Gather up the lines with the word "this" in them.

MATERIALS PROVIDED:

----------

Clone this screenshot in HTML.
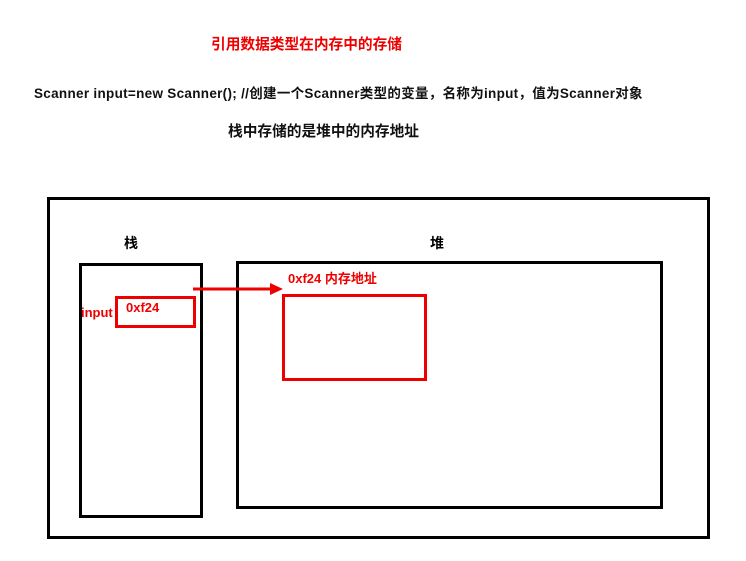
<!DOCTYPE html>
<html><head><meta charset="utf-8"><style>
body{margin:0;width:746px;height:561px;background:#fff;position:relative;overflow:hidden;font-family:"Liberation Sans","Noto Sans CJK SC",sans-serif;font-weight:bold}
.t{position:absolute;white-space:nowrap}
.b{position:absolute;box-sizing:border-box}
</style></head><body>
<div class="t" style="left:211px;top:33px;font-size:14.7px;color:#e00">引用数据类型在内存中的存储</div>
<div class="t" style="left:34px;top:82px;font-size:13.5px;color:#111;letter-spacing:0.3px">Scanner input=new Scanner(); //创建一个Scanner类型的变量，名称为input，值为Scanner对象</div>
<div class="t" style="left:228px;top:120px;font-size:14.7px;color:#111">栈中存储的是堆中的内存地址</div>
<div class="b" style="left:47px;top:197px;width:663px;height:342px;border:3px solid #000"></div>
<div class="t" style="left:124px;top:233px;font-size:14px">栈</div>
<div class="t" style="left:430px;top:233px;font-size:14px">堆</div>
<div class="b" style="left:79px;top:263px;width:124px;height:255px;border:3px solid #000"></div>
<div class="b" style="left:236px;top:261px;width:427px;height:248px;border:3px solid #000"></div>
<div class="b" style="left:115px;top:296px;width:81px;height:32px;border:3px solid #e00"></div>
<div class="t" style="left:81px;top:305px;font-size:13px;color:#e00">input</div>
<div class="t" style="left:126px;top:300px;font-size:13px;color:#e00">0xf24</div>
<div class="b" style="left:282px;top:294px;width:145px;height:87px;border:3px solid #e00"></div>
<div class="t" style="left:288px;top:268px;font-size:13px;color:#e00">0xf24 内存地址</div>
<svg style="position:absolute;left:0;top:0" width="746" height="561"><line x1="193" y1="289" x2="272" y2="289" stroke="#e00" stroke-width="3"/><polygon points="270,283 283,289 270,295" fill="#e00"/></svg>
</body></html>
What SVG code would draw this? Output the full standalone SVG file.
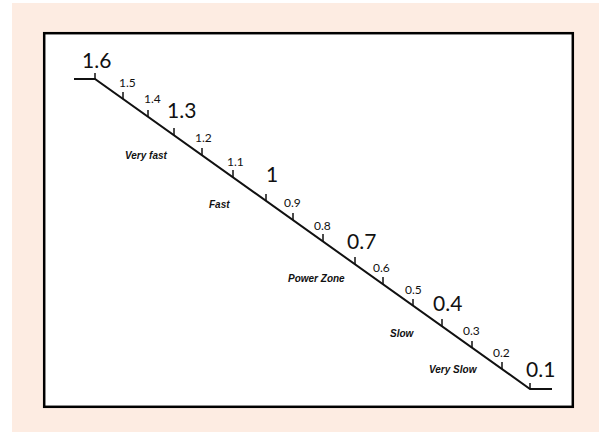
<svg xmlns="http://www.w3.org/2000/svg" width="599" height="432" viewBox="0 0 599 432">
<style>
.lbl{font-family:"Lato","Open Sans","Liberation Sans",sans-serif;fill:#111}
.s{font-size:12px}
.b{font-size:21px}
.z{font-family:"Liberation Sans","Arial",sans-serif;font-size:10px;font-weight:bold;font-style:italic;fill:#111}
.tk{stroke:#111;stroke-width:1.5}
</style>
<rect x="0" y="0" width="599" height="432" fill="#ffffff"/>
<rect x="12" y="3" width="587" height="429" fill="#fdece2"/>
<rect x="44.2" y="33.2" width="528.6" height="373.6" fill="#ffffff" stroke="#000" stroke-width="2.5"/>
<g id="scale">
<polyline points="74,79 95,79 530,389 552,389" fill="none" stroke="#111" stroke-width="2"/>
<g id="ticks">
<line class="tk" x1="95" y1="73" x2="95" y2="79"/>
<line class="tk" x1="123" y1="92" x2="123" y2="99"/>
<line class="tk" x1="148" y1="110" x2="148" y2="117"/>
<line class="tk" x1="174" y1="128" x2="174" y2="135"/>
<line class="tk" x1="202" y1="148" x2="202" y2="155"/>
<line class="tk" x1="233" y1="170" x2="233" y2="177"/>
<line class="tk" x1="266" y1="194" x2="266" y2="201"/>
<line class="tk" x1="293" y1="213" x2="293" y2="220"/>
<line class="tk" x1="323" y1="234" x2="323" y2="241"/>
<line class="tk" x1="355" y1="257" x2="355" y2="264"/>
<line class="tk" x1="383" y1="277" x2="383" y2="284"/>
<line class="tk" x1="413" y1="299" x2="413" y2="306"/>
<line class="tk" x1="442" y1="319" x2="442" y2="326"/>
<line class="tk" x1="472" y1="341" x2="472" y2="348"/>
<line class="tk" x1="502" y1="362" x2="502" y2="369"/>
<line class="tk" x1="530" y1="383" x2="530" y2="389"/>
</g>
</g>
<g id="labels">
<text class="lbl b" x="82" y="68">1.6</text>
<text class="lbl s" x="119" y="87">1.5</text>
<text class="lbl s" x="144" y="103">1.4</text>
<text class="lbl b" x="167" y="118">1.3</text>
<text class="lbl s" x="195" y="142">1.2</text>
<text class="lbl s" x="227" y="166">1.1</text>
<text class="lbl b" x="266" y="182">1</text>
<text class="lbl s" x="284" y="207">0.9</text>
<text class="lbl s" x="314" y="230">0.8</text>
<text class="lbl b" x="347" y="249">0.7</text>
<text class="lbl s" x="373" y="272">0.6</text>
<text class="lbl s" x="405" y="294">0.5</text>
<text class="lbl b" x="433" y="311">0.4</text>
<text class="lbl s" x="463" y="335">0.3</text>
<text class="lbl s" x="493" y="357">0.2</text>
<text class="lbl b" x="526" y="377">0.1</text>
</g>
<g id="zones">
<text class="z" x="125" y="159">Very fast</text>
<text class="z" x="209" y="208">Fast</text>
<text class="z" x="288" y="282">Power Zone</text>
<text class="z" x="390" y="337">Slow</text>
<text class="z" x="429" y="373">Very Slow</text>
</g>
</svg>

----------

FULL ANSWER:
Clone this screenshot in HTML.
What SVG code would draw this? Output the full standalone SVG file.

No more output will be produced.